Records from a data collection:
- - -
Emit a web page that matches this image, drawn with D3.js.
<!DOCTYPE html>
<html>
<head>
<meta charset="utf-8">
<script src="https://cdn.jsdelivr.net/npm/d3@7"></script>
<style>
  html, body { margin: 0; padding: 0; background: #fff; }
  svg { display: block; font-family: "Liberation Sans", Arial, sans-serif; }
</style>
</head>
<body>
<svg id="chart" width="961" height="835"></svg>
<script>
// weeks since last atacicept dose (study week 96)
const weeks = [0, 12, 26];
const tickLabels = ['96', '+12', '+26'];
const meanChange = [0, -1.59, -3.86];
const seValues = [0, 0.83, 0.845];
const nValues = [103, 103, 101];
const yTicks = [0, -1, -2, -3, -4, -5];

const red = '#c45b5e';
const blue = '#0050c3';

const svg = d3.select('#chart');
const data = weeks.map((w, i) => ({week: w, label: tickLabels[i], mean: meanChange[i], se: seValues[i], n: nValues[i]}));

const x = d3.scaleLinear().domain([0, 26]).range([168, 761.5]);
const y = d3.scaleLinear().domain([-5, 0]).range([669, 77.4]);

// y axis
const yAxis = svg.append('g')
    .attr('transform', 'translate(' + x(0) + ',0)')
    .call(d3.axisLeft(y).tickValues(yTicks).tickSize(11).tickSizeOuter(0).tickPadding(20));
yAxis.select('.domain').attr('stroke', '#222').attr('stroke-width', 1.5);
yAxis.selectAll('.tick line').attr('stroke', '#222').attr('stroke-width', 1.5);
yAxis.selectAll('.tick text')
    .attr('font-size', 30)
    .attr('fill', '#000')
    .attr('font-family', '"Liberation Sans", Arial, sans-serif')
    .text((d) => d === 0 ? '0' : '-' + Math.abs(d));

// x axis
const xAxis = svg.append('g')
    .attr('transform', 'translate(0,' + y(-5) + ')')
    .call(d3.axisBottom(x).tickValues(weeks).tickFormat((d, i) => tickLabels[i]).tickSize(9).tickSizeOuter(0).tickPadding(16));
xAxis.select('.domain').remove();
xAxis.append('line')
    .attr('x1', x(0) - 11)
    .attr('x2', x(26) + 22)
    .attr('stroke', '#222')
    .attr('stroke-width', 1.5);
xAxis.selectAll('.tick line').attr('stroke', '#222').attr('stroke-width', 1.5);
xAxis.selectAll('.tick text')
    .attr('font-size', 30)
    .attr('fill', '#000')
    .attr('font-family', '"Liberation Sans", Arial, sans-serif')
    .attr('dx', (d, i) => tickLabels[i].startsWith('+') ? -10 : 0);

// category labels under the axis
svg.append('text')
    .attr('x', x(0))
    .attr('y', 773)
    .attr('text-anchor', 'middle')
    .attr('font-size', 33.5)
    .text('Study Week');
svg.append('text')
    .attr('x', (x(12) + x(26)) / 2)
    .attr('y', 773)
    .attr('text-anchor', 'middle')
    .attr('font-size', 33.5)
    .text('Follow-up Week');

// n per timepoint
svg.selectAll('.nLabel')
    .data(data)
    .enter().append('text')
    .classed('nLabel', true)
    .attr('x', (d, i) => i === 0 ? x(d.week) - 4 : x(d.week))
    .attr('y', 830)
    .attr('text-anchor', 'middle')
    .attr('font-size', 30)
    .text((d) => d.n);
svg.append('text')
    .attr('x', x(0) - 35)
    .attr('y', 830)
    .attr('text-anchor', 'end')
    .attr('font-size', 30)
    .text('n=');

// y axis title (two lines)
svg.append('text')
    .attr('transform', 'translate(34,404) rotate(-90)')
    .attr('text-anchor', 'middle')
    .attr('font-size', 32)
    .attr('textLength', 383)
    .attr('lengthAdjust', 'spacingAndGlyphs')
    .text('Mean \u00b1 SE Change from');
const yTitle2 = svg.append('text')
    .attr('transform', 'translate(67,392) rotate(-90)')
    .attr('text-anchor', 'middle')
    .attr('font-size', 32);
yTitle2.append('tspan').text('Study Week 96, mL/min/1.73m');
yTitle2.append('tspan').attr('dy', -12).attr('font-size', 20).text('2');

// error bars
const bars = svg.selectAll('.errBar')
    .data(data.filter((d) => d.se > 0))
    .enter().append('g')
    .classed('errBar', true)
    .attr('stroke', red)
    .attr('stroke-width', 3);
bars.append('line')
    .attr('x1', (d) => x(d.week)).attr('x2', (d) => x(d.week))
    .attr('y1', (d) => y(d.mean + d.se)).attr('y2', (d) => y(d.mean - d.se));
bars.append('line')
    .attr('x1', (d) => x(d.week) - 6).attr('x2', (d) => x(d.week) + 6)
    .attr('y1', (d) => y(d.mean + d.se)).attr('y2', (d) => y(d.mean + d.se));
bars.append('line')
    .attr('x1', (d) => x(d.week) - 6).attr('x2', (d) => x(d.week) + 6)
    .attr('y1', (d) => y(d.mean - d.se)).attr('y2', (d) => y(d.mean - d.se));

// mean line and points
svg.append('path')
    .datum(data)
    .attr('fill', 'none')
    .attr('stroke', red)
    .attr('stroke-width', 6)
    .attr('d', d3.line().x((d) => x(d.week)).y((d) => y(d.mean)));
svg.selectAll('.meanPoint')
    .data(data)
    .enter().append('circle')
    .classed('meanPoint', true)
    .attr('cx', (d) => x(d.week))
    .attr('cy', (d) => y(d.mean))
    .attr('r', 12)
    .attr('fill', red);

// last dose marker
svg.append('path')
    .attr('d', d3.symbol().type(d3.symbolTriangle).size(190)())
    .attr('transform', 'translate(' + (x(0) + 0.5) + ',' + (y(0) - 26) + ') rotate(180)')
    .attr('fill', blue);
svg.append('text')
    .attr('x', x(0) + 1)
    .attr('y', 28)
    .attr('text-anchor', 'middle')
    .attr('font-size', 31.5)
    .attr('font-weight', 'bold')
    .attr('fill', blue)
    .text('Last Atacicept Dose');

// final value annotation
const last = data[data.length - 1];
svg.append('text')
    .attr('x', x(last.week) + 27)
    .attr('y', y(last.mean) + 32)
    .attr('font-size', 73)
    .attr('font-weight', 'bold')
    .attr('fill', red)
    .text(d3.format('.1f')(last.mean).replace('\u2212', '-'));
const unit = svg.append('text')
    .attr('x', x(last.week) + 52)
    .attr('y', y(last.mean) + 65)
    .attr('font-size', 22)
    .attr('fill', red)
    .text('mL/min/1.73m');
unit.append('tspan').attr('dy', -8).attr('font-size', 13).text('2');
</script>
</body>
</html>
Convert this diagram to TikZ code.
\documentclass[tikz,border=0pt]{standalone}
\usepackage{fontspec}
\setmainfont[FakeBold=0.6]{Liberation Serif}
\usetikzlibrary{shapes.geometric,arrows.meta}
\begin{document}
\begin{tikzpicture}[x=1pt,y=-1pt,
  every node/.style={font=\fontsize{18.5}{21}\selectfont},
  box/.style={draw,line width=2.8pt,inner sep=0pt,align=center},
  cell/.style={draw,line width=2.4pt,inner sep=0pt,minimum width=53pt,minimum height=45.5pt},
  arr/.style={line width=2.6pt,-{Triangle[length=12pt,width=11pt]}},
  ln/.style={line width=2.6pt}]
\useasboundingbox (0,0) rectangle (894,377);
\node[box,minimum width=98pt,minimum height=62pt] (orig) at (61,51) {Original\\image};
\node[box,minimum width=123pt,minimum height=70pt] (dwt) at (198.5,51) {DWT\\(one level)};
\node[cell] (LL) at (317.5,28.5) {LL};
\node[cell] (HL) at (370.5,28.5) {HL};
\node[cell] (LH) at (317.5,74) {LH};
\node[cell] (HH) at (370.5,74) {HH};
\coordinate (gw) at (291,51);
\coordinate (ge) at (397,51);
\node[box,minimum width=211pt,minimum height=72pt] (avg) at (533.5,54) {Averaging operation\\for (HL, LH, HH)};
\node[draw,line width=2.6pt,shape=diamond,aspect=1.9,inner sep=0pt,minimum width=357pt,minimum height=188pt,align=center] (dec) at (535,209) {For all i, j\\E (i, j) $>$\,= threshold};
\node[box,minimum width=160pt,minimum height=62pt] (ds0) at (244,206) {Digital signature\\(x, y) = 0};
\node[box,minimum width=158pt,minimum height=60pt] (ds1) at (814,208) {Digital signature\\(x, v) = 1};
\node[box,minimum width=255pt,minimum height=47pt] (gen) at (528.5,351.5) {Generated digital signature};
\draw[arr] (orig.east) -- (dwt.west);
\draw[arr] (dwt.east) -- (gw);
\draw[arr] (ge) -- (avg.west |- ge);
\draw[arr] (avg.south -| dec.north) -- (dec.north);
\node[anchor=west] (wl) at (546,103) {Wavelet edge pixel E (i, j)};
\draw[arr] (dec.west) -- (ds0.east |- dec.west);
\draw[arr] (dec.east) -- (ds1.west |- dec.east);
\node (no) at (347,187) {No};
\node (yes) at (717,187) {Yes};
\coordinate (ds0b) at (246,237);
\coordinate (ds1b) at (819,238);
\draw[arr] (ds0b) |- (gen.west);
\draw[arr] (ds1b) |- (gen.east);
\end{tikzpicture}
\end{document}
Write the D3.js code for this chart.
- - -
What are the exact lines from the beginning of the material through the line containing "0 ? '0' : '-' + Math.abs(d));"? Write out those lines alone.

CORRECT RESULT:
Emit a web page that matches this image, drawn with D3.js.
<!DOCTYPE html>
<html>
<head>
<meta charset="utf-8">
<script src="https://cdn.jsdelivr.net/npm/d3@7"></script>
<style>
  html, body { margin: 0; padding: 0; background: #fff; }
  svg { display: block; font-family: "Liberation Sans", Arial, sans-serif; }
</style>
</head>
<body>
<svg id="chart" width="961" height="835"></svg>
<script>
// weeks since last atacicept dose (study week 96)
const weeks = [0, 12, 26];
const tickLabels = ['96', '+12', '+26'];
const meanChange = [0, -1.59, -3.86];
const seValues = [0, 0.83, 0.845];
const nValues = [103, 103, 101];
const yTicks = [0, -1, -2, -3, -4, -5];

const red = '#c45b5e';
const blue = '#0050c3';

const svg = d3.select('#chart');
const data = weeks.map((w, i) => ({week: w, label: tickLabels[i], mean: meanChange[i], se: seValues[i], n: nValues[i]}));

const x = d3.scaleLinear().domain([0, 26]).range([168, 761.5]);
const y = d3.scaleLinear().domain([-5, 0]).range([669, 77.4]);

// y axis
const yAxis = svg.append('g')
    .attr('transform', 'translate(' + x(0) + ',0)')
    .call(d3.axisLeft(y).tickValues(yTicks).tickSize(11).tickSizeOuter(0).tickPadding(20));
yAxis.select('.domain').attr('stroke', '#222').attr('stroke-width', 1.5);
yAxis.selectAll('.tick line').attr('stroke', '#222').attr('stroke-width', 1.5);
yAxis.selectAll('.tick text')
    .attr('font-size', 30)
    .attr('fill', '#000')
    .attr('font-family', '"Liberation Sans", Arial, sans-serif')
    .text((d) => d === 0 ? '0' : '-' + Math.abs(d));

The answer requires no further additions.